#### [WRITTEN TASK]
Leaving out the pictures, retype all the material exactly.

#### [DATA SHOWN]
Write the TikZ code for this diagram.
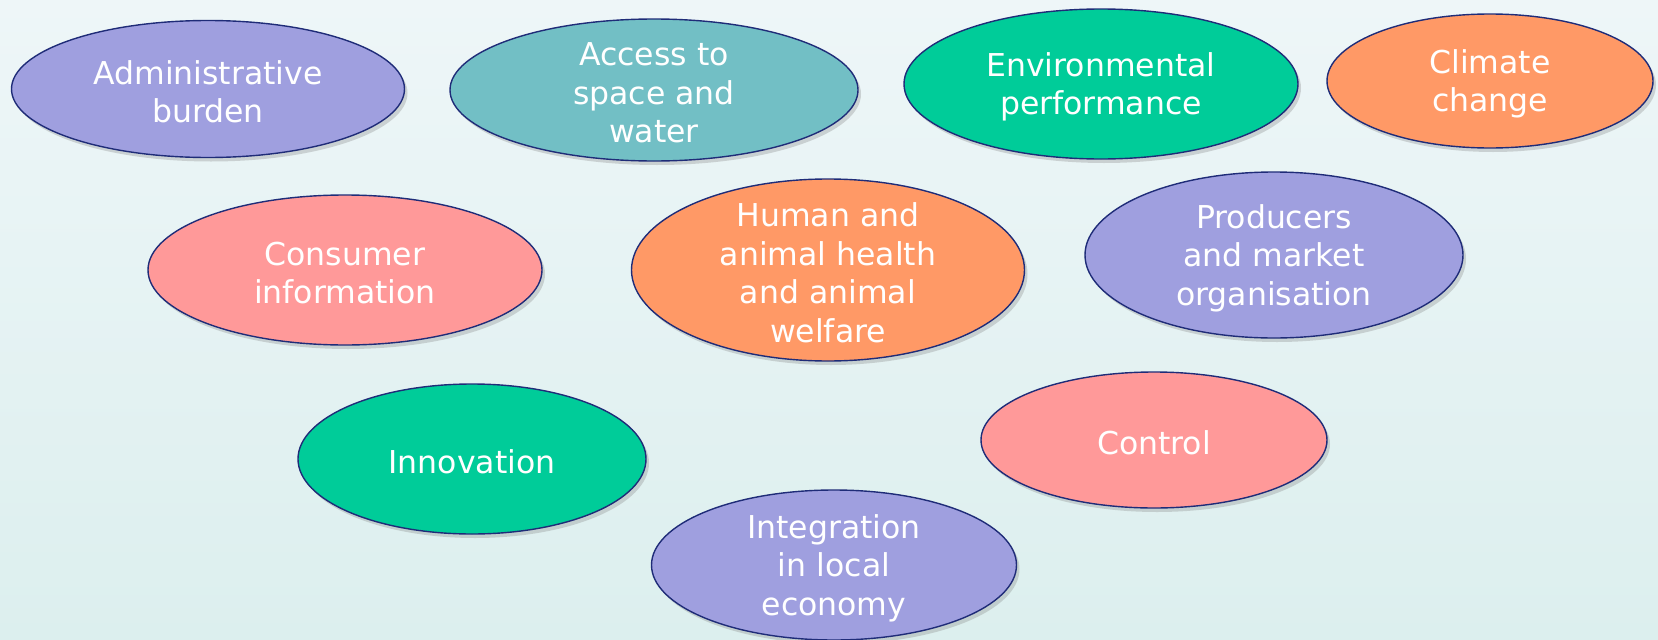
\documentclass[tikz,border=0pt]{standalone}
\usepackage{fontspec}
\setmainfont{DejaVu Sans}
\usepackage{tikz}
\usetikzlibrary{shapes.geometric,shadows}
\definecolor{bgtop}{HTML}{EEF6F8}
\definecolor{bgbottom}{HTML}{DCEFEE}
\definecolor{edgenavy}{HTML}{1F2C78}
\definecolor{lavender}{HTML}{9F9FDF}
\definecolor{tealgrey}{HTML}{72BFC5}
\definecolor{mintgreen}{HTML}{00CC99}
\definecolor{apricot}{HTML}{FF9966}
\definecolor{salmonpink}{HTML}{FF9999}

\begin{document}
\begin{tikzpicture}[x=1pt, y=-1pt,
        topic/.style={ellipse, draw=edgenavy, line width=1.4pt, inner sep=0pt,
            drop shadow={opacity=0.3, shadow xshift=3pt, shadow yshift=-4pt},
            label={[topictext]center:{#1}}},
        topictext/.style={text=white, align=center, inner sep=0pt, yshift=-3pt,
            font=\fontsize{31.5}{38.5}\selectfont},
    ]
        % Background
        \shade[top color=bgtop, bottom color=bgbottom] (0,0) rectangle (1658,640);
        \useasboundingbox (0,0) rectangle (1658,640);
        % Top row
        \node (admin) at (208,89) [topic={Administrative\\burden}, fill=lavender, minimum width=393pt, minimum height=137pt] {};
        \node (access) at (654,90) [topic={Access to\\space and\\water}, fill=tealgrey, minimum width=408pt, minimum height=142pt] {};
        \node (env) at (1101,84) [topic={Environmental\\performance}, fill=mintgreen, minimum width=394pt, minimum height=150pt] {};
        \node (climate) at (1490,81) [topic={Climate\\change}, fill=apricot, minimum width=326pt, minimum height=134pt] {};
        % Middle row
        \node (consumer) at (345,270) [topic={Consumer\\information}, fill=salmonpink, minimum width=394pt, minimum height=150pt] {};
        \node (health) at (828,270) [topic={Human and\\animal health\\and animal\\welfare}, fill=apricot, minimum width=393pt, minimum height=182pt] {};
        \node (producers) at (1274,255) [topic={Producers\\and market\\organisation}, fill=lavender, minimum width=378pt, minimum height=166pt] {};
        % Bottom row
        \node (innov) at (472,459) [topic={Innovation}, fill=mintgreen, minimum width=348pt, minimum height=150pt] {};
        \node (control) at (1154,440) [topic={Control}, fill=salmonpink, minimum width=346pt, minimum height=136pt] {};
        \node (local) at (834,565) [topic={Integration\\in local\\economy}, fill=lavender, minimum width=365pt, minimum height=150pt] {};
\end{tikzpicture}
\end{document}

#### [EXERCISE ANSWER]
Write the TikZ code for this diagram.
\documentclass[tikz,border=0pt]{standalone}
\usepackage{fontspec}
\setmainfont{DejaVu Sans}
\usepackage{tikz}
\usetikzlibrary{shapes.geometric,shadows}
\definecolor{bgtop}{HTML}{EEF6F8}
\definecolor{bgbottom}{HTML}{DCEFEE}
\definecolor{edgenavy}{HTML}{1F2C78}
\definecolor{lavender}{HTML}{9F9FDF}
\definecolor{tealgrey}{HTML}{72BFC5}
\definecolor{mintgreen}{HTML}{00CC99}
\definecolor{apricot}{HTML}{FF9966}
\definecolor{salmonpink}{HTML}{FF9999}

\begin{document}
\begin{tikzpicture}[x=1pt, y=-1pt,
        topic/.style={ellipse, draw=edgenavy, line width=1.4pt, inner sep=0pt,
            drop shadow={opacity=0.3, shadow xshift=3pt, shadow yshift=-4pt},
            label={[topictext]center:{#1}}},
        topictext/.style={text=white, align=center, inner sep=0pt, yshift=-3pt,
            font=\fontsize{31.5}{38.5}\selectfont},
    ]
        % Background
        \shade[top color=bgtop, bottom color=bgbottom] (0,0) rectangle (1658,640);
        \useasboundingbox (0,0) rectangle (1658,640);
        % Top row
        \node (admin) at (208,89) [topic={Administrative\\burden}, fill=lavender, minimum width=393pt, minimum height=137pt] {};
        \node (access) at (654,90) [topic={Access to\\space and\\water}, fill=tealgrey, minimum width=408pt, minimum height=142pt] {};
        \node (env) at (1101,84) [topic={Environmental\\performance}, fill=mintgreen, minimum width=394pt, minimum height=150pt] {};
        \node (climate) at (1490,81) [topic={Climate\\change}, fill=apricot, minimum width=326pt, minimum height=134pt] {};
        % Middle row
        \node (consumer) at (345,270) [topic={Consumer\\information}, fill=salmonpink, minimum width=394pt, minimum height=150pt] {};
        \node (health) at (828,270) [topic={Human and\\animal health\\and animal\\welfare}, fill=apricot, minimum width=393pt, minimum height=182pt] {};
        \node (producers) at (1274,255) [topic={Producers\\and market\\organisation}, fill=lavender, minimum width=378pt, minimum height=166pt] {};
        % Bottom row
        \node (innov) at (472,459) [topic={Innovation}, fill=mintgreen, minimum width=348pt, minimum height=150pt] {};
        \node (control) at (1154,440) [topic={Control}, fill=salmonpink, minimum width=346pt, minimum height=136pt] {};
        \node (local) at (834,565) [topic={Integration\\in local\\economy}, fill=lavender, minimum width=365pt, minimum height=150pt] {};
\end{tikzpicture}
\end{document}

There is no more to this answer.